Но есть города, по разным историческим причинам лишенные трансценденции, лишенные той внутренней грезы, мечты или амбиции, которая бы лежала в основании городской повседневности и подспудно придавала бы смысл всем ее интерсубъективным связям. Это города, не нашедшие или устранившие заключенное в нем человеческое стремление к…. Это городские пространства безразличия, равнодушия, апатии, задушенной трансценденции.
Современный, особенно большой город – это пространство скуки, вытеснившей и заместившей метафизическую тоску. В город бежали и все еще бегут от скуки деревенской жизни, но поразительным образом находят в городах новую скуку и именно благодаря гиперурбанизму. Скука городской постиндустриальной повседневности есть результат наращивания и переизбытка коммуникативных форм и возможностей и одновременно отсутствия основополагающих задач такой коммуникации. «Экстаз коммуникации» по сути дела заместил собой экстаз трансценденции. Город как среда разноречия и многоречия, постоянного символического обмена, постоянных тесных контактов есть такая форма жизни, где вхождение в контакт - настолько само собой разумеющаяся вещь, что уже заранее не сулит ничего значимого и значительного. Отсюда и скука, отсюда и урбанистическое отчуждение. Все заранее известно, опыт удивления несовместим с развитым урбанизмом.

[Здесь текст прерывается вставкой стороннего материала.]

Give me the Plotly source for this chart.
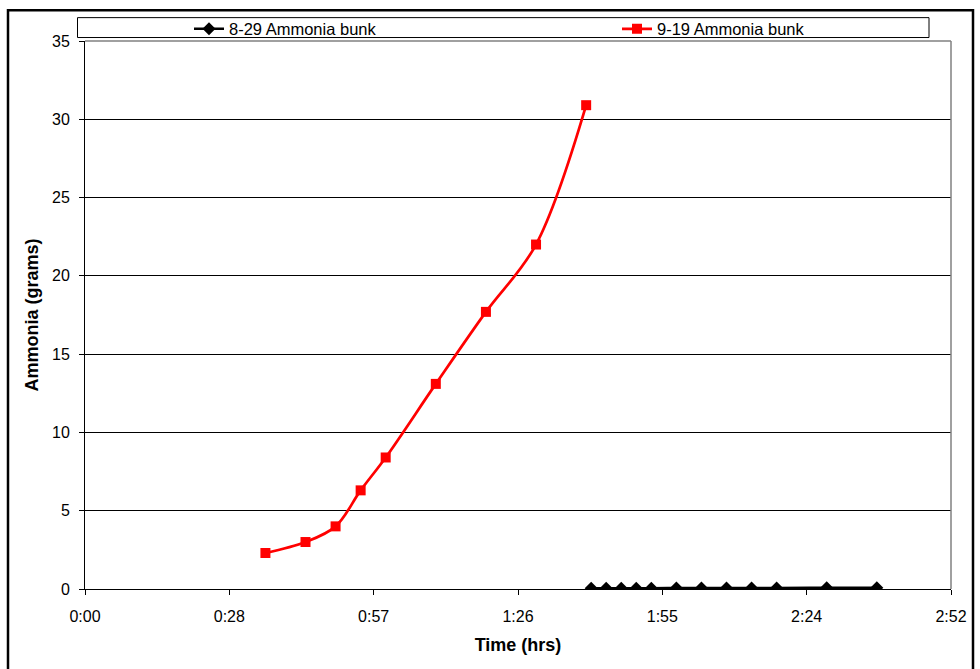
import plotly.graph_objects as go

# ---- data ----
time_829_min = [101, 104, 107, 110, 113, 118, 123, 128, 133, 138, 148, 158]
ammonia_829 = [0.05, 0.05, 0.05, 0.05, 0.05, 0.06, 0.06, 0.07, 0.07, 0.07, 0.08, 0.08]

time_919_min = [36, 44, 50, 55, 60, 70, 80, 90, 100]
ammonia_919 = [2.3, 3.0, 4.0, 6.3, 8.4, 13.1, 17.7, 22.0, 30.9]

x_tick_vals = [0, 28.8, 57.6, 86.4, 115.2, 144.0, 172.8]
x_tick_text = ["0:00", "0:28", "0:57", "1:26", "1:55", "2:24", "2:52"]
y_tick_vals = [0, 5, 10, 15, 20, 25, 30, 35]

W, H = 980, 669
L, R, T, B = 85, 29, 38, 80
PW, PH = W - L - R, H - T - B


def px(x):
    return (x - L) / PW


def py(y):
    return 1 - (y - T) / PH


fig = go.Figure()
fig.add_trace(go.Scatter(
    x=time_829_min, y=ammonia_829, name="8-29 Ammonia bunk",
    mode="lines+markers", line=dict(color="black", width=2.5, shape="spline"),
    marker=dict(symbol="diamond", size=10, color="black"),
    legend="legend",
))
fig.add_trace(go.Scatter(
    x=time_919_min, y=ammonia_919, name="9-19 Ammonia bunk",
    mode="lines+markers", line=dict(color="#ff0000", width=2.7, shape="spline"),
    marker=dict(symbol="square", size=10, color="#ff0000"),
    legend="legend2",
))

font = "Liberation Sans, Arial, sans-serif"
leg_common = dict(orientation="h", yanchor="middle", y=py(26),
                  bgcolor="rgba(0,0,0,0)", borderwidth=0, font=dict(size=16.5),
                  itemwidth=30, xanchor="left")
fig.update_layout(
    width=W, height=H,
    margin=dict(l=L, r=R, t=T, b=B),
    paper_bgcolor="white", plot_bgcolor="white",
    font=dict(family=font, size=16, color="black"),
    showlegend=True,
    legend=dict(x=px(189), **leg_common),
    legend2=dict(x=px(617), **leg_common),
    xaxis=dict(range=[0, 172.8], tickvals=x_tick_vals, ticktext=x_tick_text,
               showgrid=False, zeroline=False, showline=True, linecolor="black",
               linewidth=1, ticks="outside", ticklen=5, tickcolor="black",
               ticklabelstandoff=8,
               title=dict(text="<b>Time (hrs)</b>", font=dict(size=18), standoff=14)),
    yaxis=dict(range=[0, 35], tickvals=y_tick_vals, showgrid=True, gridcolor="black",
               gridwidth=1, zeroline=False, showline=True, linecolor="black",
               linewidth=1, ticks="outside", ticklen=5, tickcolor="black",
               ticklabelstandoff=6,
               title=dict(text="<b>Ammonia (grams)</b>", font=dict(size=18), standoff=8)),
    shapes=[
        # outer chart border
        dict(type="rect", xref="paper", yref="paper", x0=px(8), x1=px(973),
             y0=py(675), y1=py(7), line=dict(color="black", width=2.5),
             fillcolor="rgba(0,0,0,0)", layer="above"),
        # legend box
        dict(type="rect", xref="paper", yref="paper", x0=px(77.5), x1=px(929),
             y0=py(34.5), y1=py(14.5), line=dict(color="black", width=1),
             fillcolor="white", layer="below"),
        # plot area gray border (top & right)
        dict(type="line", xref="paper", yref="paper", x0=0, x1=1, y0=1, y1=1,
             line=dict(color="#808080", width=1.5), layer="above"),
        dict(type="line", xref="paper", yref="paper", x0=1, x1=1, y0=0, y1=1,
             line=dict(color="#808080", width=1.5), layer="above"),
    ],
)

fig.write_html("out.html")
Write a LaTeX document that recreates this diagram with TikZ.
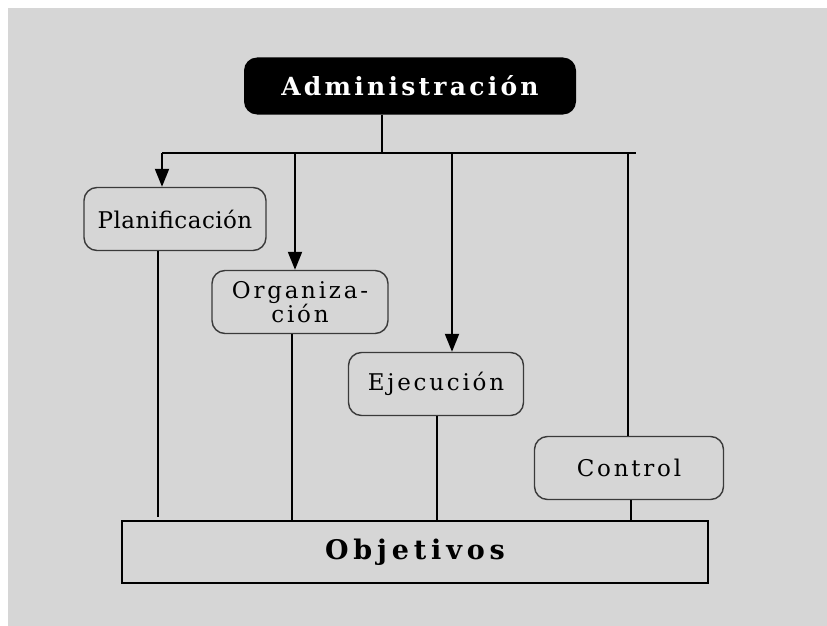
\documentclass[tikz,border=0pt]{standalone}
\usepackage{fontspec}
\setmainfont{DejaVu Serif}
\usetikzlibrary{arrows.meta}
\definecolor{panel}{HTML}{D6D6D6}
\definecolor{rim}{HTML}{3A3A3A}
\tikzset{
  stage/.style={draw=rim, line width=1.4pt, rounded corners=13pt, fill=panel,
    inner sep=0pt, align=center,
    font=\fontsize{23}{20}\selectfont\addfontfeatures{LetterSpace=12}},
  link/.style={line width=2pt, draw=black},
  feed/.style={link, -{Triangle[length=18pt,width=14pt]}},
}
\begin{document}
\begin{tikzpicture}[x=1pt,y=-1pt]
  % canvas and panel
  \fill[white] (0,0) rectangle (827,626);
  \fill[panel] (8,8) rectangle (827,626);
  \useasboundingbox (0,0) rectangle (827,626);

  % top box
  \node[fill=black, rounded corners=13pt, minimum width=332pt, minimum height=57pt,
        text=white, inner sep=0pt,
        font=\fontsize{25}{27}\selectfont\bfseries\addfontfeatures{LetterSpace=13}]
        (adm) at (410,86) {Administración};

  % function boxes
  \node[stage, minimum width=182pt, minimum height=63pt,
        font=\fontsize{23}{20}\selectfont\addfontfeatures{LetterSpace=2}]
        (pla) at (175,219) {Planificación};
  \node[stage, minimum width=176pt, minimum height=63pt] (org) at (300,302) {Organiza-\\ción};
  \node[stage, minimum width=175pt, minimum height=63pt] (eje) at (436,384) {Ejecución};
  \node[stage, minimum width=189pt, minimum height=63pt] (con) at (629,468) {Control};

  % goals box
  \node[draw=black, line width=2pt, minimum width=586pt, minimum height=62pt, inner sep=0pt,
        font=\fontsize{27}{29}\selectfont\bfseries\addfontfeatures{LetterSpace=18}]
        (obj) at (415,552) {Objetivos};

  % distribution bar
  \coordinate (hub) at (382,153);
  \coordinate (barL) at (162,153);
  \coordinate (barR) at (636,153);
  \draw[link] (adm.south -| hub) -- (hub);
  \draw[link] (barL) -- (barR);
  \draw[feed] (barL) -- (pla.north -| barL);
  \draw[feed] (295,153) -- (org.north -| 295,0);
  \draw[feed] (452,153) -- (eje.north -| 452,0);
  \draw[link] (628,153) -- (con.north -| 628,0);

  % links down to the goals
  \coordinate (stub) at (158,517);
  \draw[link] (pla.south -| stub) -- (stub);
  \draw[link] (org.south -| 292,0) -- (obj.north -| 292,0);
  \draw[link] (eje.south -| 437,0) -- (obj.north -| 437,0);
  \draw[link] (con.south -| 631,0) -- (obj.north -| 631,0);
\end{tikzpicture}
\end{document}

У такого положения вещей есть два следствия: возгонка индустрии развлечений как лекарства от скуки и сервильная рациональность в сфере политического опыта. Постоянная самоаффектация, адреналиновые инъекции культурных индустрий, симулирование символического наслаждения и политическая сервильность внутренне связаны друг с другом. Сервильная рациональность (а вовсе не только бюрократическая или инструментальная, как иногда думают), которой заражены сегодня наши городские сообщества – и академическое, и бизнес-сообщество, и СМИ и т.д. – следствие не столько персонального страха людей или нашей отечественной истории последнего столетия, сколько наступившего равнодушия, полнейшего безразличия в этом пестром и тривиальном городском бытии, следствие этической недифференцированности, порожденной в том числе урбанистической тотальностью, гомогенизацией жизни, распространившейся уже и далеко за город.
Я понимаю и горячо приветствую методологический ажиотаж современных городских исследований. Вот, наконец-то, найден полноценный и достойный объект для социальной теории: а посему заменим онтологию на топологию, общество на городские сообщества и покончим с большими повествованиями, равно марксистского или веберовского толка. Однако то ли мизантропический дух Зиммеля вселился в меня, или сказывается зафиксированная этим мыслителем «повышенная нервность жизни» в городе, то ли наоборот городская жара расплавляет мозги до полной невозможности каких-бы то ни было положительных эмоций, или заявляет о себе необходимый и привычный философский скепсис…
Я также понимаю личное и законное стремление любого горожанина найти для себя «имена цветущих городов», особенно во время долгожданного отпуска, найти какой-то другой город, другой во всех отношениях, некий утопический город-праздник (виват Барселона!), но только сказано: «Невольно думаешь: всемирный гражданин! / А хочется сказать – всемирный горожанин!». Короче: «Не город Рим живет среди веков».
Виталий Лехциер, доктор философских наук, поэт.